When the right day arrived, I headed off to nearby Dunham Park where lime trees grow in a perfect rolling parkland setting well away from roads:
I spread out the blossoms I’d collected on a wicker tray to dry gently in the dining room out of direct sunlight:
And a week later, I was ready to prepare my tisane and enjoy my Proustian moment.
So much more refined than dunking a jaffa cake into a mug of PG tips. Come to think of it, there’s a great literary pastiche to be written here…
Recipe for madeleines (1)
From Frances Bissell’s “Entertaining”
100g (4 oz) caster sugar
100g (4 oz) self raising flour
pinch of salt
2 eggs, lightly beaten
130g (5 oz) unsalted butter, melted
Butter and flour madeleine moulds. Sift together the sugar, flour and salt. Beat in the eggs, and then mix in the melted butter. Pour the batter (which is quite liquid) into the prepared moulds, and bake in the top half of a preheated oven at 220 degrees C/450 degrees F/gas mark 8 for 5-7 minutes. Remove from the oven once the madeleines are golden, well risen and have the characteristic “bump” in the middle.
Recipe for madeleines (2)
Michael Vanheste of Betty’s cookery school’s recipe as featured on BBC Radio 4 Woman’s Hour earlier this year.
60g (2 oz) lightly salted butter
1 medium egg
50 g (1.5 oz) caster sugar
30g (1 oz) plain flour
20g (1/2 oz) ground almonds
1 lemon, zested
1. Preheat the oven to 190 degrees (fan assisted). Gas mark 5.
2. Warm a heavy-based pan over a moderate heat and add the butter. Cook the butter slowly until it has melted, turned a golden colour and gives off a nutty scent, hence the name “beurre noisette”. Remove from the heat and allow to cool slightly.

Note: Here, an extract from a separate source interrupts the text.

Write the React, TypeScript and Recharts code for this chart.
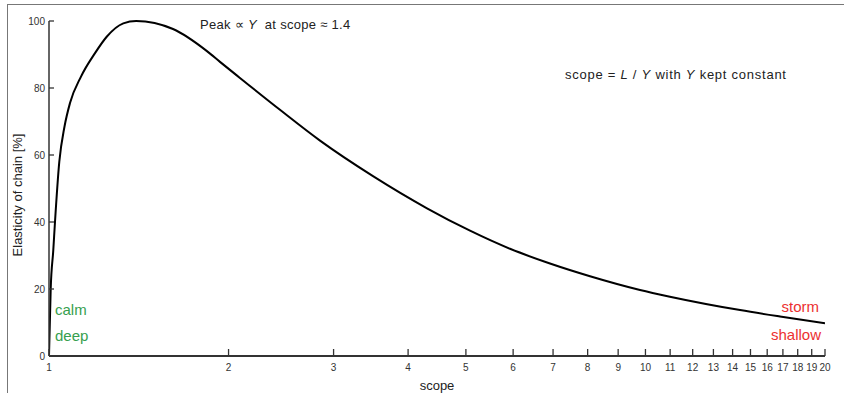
import { LineChart, Line, XAxis, YAxis } from "recharts";

// values (scope is on a log axis)
const scopeValues = [
  1, 1.0066, 1.0167, 1.0234, 1.0406, 1.0617, 1.0844, 1.1315, 1.1943, 1.2495,
  1.3322, 1.4, 1.614, 1.84, 1.935, 2.09, 2.439, 2.847, 3.493, 4.303, 5.08,
  5.928, 6.917, 8.073, 9.792, 10.99, 14.41, 16.81, 20,
];
const elasticityValues = [
  0, 20, 31.6, 40, 58, 68.5, 75.5, 83.4, 90.4, 95.3, 99.3, 100, 97.6, 91, 87.8,
  83, 73.5, 64.3, 53.7, 44.1, 37.4, 32, 27.6, 23.8, 19.7, 17.7, 13.7, 11.8,
  9.8,
];
const xTicks = [1, 2, 3, 4, 5, 6, 7, 8, 9, 10, 11, 12, 13, 14, 15, 16, 17, 18, 19, 20];
const yTicks = [0, 20, 40, 60, 80, 100];

const data = scopeValues.map((scope, i) => ({
  scope,
  elasticity: elasticityValues[i],
}));

const font = "'Liberation Sans', Arial, sans-serif";
const axisColor = "#333";
const green = "#36a04e";
const red = "#ec3030";

// ticks point into the plot, so draw them ourselves
const XTick = ({ x, y, payload }: any) => (
  <g>
    <line x1={x} x2={x} y1={y} y2={y - 7} stroke={axisColor} strokeWidth={1.3} />
    <text x={x} y={y + 15} textAnchor="middle" fontSize={10} fill="#333" fontFamily={font}>
      {payload.value}
    </text>
  </g>
);

const YTick = ({ x, y, payload }: any) => (
  <g>
    <line x1={x} x2={x + 5} y1={y} y2={y} stroke={axisColor} strokeWidth={1.3} />
    <text x={x - 4} y={y} dy="0.35em" textAnchor="end" fontSize={10} fill="#333" fontFamily={font}>
      {payload.value}
    </text>
  </g>
);

export default function App() {
  return (
    <div
      style={{
        position: "absolute",
        left: 0,
        top: 0,
        width: 844,
        height: 393,
        background: "#fff",
        fontFamily: font,
        overflow: "hidden",
      }}
    >
      {/* frame */}
      <div
        style={{
          position: "absolute",
          left: 7,
          top: 4,
          width: 844,
          height: 400,
          borderTop: "1.5px solid #777",
          borderLeft: "1.5px solid #777",
        }}
      />
      <LineChart
        width={844}
        height={393}
        data={data}
        margin={{ top: 21, right: 19, bottom: 7, left: 9 }}
        style={{ position: "absolute", left: 0, top: 0 }}
      >
        <XAxis
          dataKey="scope"
          type="number"
          scale="log"
          domain={[1, 20]}
          ticks={xTicks}
          interval={0}
          allowDataOverflow
          height={30}
          tickSize={0}
          tickMargin={0}
          stroke={axisColor}
          strokeWidth={1.8}
          tick={<XTick />}
        />
        <YAxis
          type="number"
          domain={[0, 100]}
          ticks={yTicks}
          interval={0}
          width={40}
          tickSize={0}
          tickMargin={0}
          stroke={axisColor}
          strokeWidth={1.5}
          tick={<YTick />}
        />
        <Line
          type="monotone"
          dataKey="elasticity"
          stroke="#000"
          strokeWidth={2}
          dot={false}
          isAnimationActive={false}
        />
      </LineChart>

      {/* axis titles */}
      <div
        style={{
          position: "absolute",
          left: 17,
          top: 195,
          transform: "translate(-50%, -50%) rotate(-90deg)",
          fontSize: 13,
          color: "#222",
          whiteSpace: "nowrap",
        }}
      >
        Elasticity of chain [%]
      </div>
      <div
        style={{
          position: "absolute",
          left: 437,
          top: 385,
          transform: "translate(-50%, -50%)",
          fontSize: 13,
          color: "#222",
        }}
      >
        scope
      </div>

      {/* annotations */}
      <div
        style={{
          position: "absolute",
          left: 200,
          top: 17,
          fontSize: 13,
          letterSpacing: 0.3,
          color: "#222",
          whiteSpace: "nowrap",
        }}
      >
        Peak ∝ <i>Y</i>&nbsp; at scope ≈ 1.4
      </div>
      <div
        style={{
          position: "absolute",
          left: 565,
          top: 67,
          fontSize: 13,
          letterSpacing: 0.75,
          color: "#222",
          whiteSpace: "nowrap",
        }}
      >
        scope = <i>L</i> / <i>Y</i> with <i>Y</i> kept constant
      </div>
      <div style={{ position: "absolute", left: 55, top: 301, fontSize: 15, color: green }}>
        calm
      </div>
      <div style={{ position: "absolute", left: 55, top: 327, fontSize: 15, color: green }}>
        deep
      </div>
      <div
        style={{
          position: "absolute",
          right: 844 - 819,
          top: 298,
          fontSize: 15,
          color: red,
        }}
      >
        storm
      </div>
      <div
        style={{
          position: "absolute",
          right: 844 - 821,
          top: 326,
          fontSize: 15,
          color: red,
        }}
      >
        shallow
      </div>
    </div>
  );
}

3. In a metal bowl, whisk the egg with the caster sugar until the mixture has become light and airy. You should be able to briefly leave a figure of eight with the balloon whisk on the surface of the mixture.
4. Sift the flour and ground almonds into the bowl and gently fold into the egg mixture together with the lemon zest. Finally, gently stir the beurre noisette through the mixture. Leave to rest for about an hour if you have the time, this will allow the gluten in the flour to relax, ensuring the cakes are light.
5. Spoon the batter into the madeleine moulds filling them 3/4 full. Bake in the preheated oven for 8-10 minutes or until golden brown and springy to the touch.
6. Leave to cool in the mould for a while until cool enough to handle and then turn out onto a wire rack.
7. Once cooled, store in an airtight container.
Instructions for preparing lime or linden tea
Choose a warm sunny day to gather lime blossoms. Pick your trees carefully, away from roadside dirt and pollution. Using a pair of scissors, snip off the blossoms including the leaflike bracts. Transport the blossoms home carefully ideally in a wicker basket. Lay them out to dry on trays and leave in a warm dry place out of direct sunlight for about a week. Store in an airtight container.
When ready to brew, place 2 tablespoons blossoms (7g) in a teapot, pour on boiling water (I used 835 ml) and leave to infuse for at least 5 minutes. Strain into your favourite china cup, and if liked, sweeten with a little runny honey – choose one which is light and floral in character to complement rather than overpower the flavour of the tisane.